I haven't read this thesis, but I can imagine it's pretty useful.
It's presumably based on the simple realization that C is the de facto 
intermediate language for lots of higher-level language compilers.
Producing a good intermediate representation for these languages is
hard, and producing a new one entirely would fail to leverage on the
wide porting of C.  SAC is presumably a derivative of C that is both
easy for compilers to generate and that yields better optimizations
in the final code -- whether by rewriting the code and then reusing an 
existing C compiler, or by providing its own compiler, I don't know.
(The latter strategy is not useless -- since many compilers do
generate single-assignment C anyway, they could perhaps use SAC as a
switched-in back-end.)

> Bigwig (http://www.brics.dk/bigwig/) is Claus Braband's PhD effort at
> the University of Aarhus.

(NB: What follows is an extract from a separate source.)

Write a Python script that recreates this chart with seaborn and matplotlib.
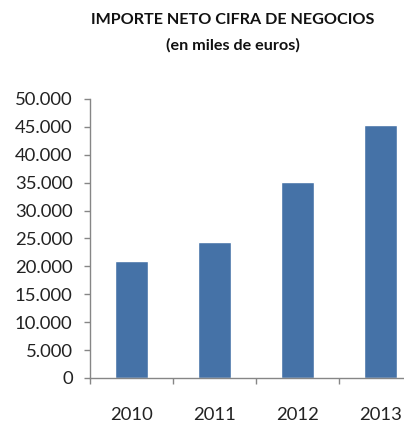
import matplotlib
matplotlib.use("Agg")
import matplotlib.pyplot as plt
import matplotlib.ticker as mticker
import seaborn as sns
import pandas as pd

years = ["2010", "2011", "2012", "2013"]
values = [21000, 24400, 35200, 45300]
title_line1 = "IMPORTE NETO CIFRA DE NEGOCIOS"
title_line2 = "(en miles de euros)"

sns.set_style("white")
plt.rcParams['font.family'] = ['Lato', 'DejaVu Sans']

df = pd.DataFrame({"year": years, "value": values})

fig = plt.figure(figsize=(4.04, 4.24), dpi=100)
W, H = 404, 424
ax = fig.add_axes([90 / W, (H - 378) / H, 332 / W, (378 - 99) / H])

sns.barplot(data=df, x="year", y="value", color="#4572A7", saturation=1,
            width=0.4, ax=ax)

ax.set_xlim(-0.5, 3.5)
ax.set_ylim(0, 50000)
ax.set_xlabel("")
ax.set_ylabel("")

axis_color = "#868686"
for side in ["top", "right"]:
    ax.spines[side].set_visible(False)
for side in ["left", "bottom"]:
    ax.spines[side].set_color(axis_color)
    ax.spines[side].set_linewidth(1.0)

ax.yaxis.set_major_locator(mticker.MultipleLocator(5000))
ax.yaxis.set_major_formatter(mticker.FuncFormatter(
    lambda v, p: f"{int(v):,}".replace(",", ".")))
ax.tick_params(axis="y", direction="out", length=4.5, width=1,
               color=axis_color, labelsize=13.3, pad=8, left=True,
               labelcolor="#222222")

ax.set_xticks([-0.5, 0.5, 1.5, 2.5, 3.5])
ax.set_xticklabels([])
ax.set_xticks(range(len(years)), minor=True)
ax.set_xticklabels(years, minor=True)
ax.tick_params(axis="x", which="major", direction="out", length=4.5,
               width=1, color=axis_color, bottom=True)
ax.tick_params(axis="x", which="minor", length=0, labelsize=13.3, pad=21,
               labelcolor="#222222")

fig.text(233 / W, 1 - 20 / H, title_line1, ha="center", va="center",
         fontsize=11.6, fontweight="bold", color="#111111")
fig.text(233 / W, 1 - 45 / H, title_line2, ha="center", va="center",
         fontsize=11.6, fontweight="bold", color="#111111")

fig.savefig("out.png", dpi=100)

He's not written up yet.

So why are we flaming him already?

Anyway, Bigwig is a pretty nice idea: building a type system that
guarantees the validity of your documents.  That's the big idea -- the
rest of it is the usual sessions and other stuff that we all provide.
But that big idea is hard to incorporate into ad hoc languages.

> Popping over the pond and briefly cheating, Borneo was a Master's project
> for Joseph Darcy at Berkeley.

First I've seen of it, and it looks pretty good.  This actually looks
like the kind of project you should least object to.  He's not
building a new language; he's working conservatively within the
confines of Java for the most part.  Berkeley has a long history of
fixing broken floating point standards -- a pretty important problem
for many people, especially those who do scientific computation.  I
believe Guy Steele spoke last year about fixing Java's FP.  If Guy's
reading this thread, perhaps he could comment on Borneo.  (Given that
Darcy moved to Sun, he may have had some influence on this.)

> Oh, and of course SELF was Craig Chambers' thesis:
> http://www.sunlabs.com/research/self/papers/chambers-thesis/thesis.ps.Z

No, SELF was invented before Chambers's thesis.  And the contributions 
from the SELF project are, as others have pointed out, all over JITs.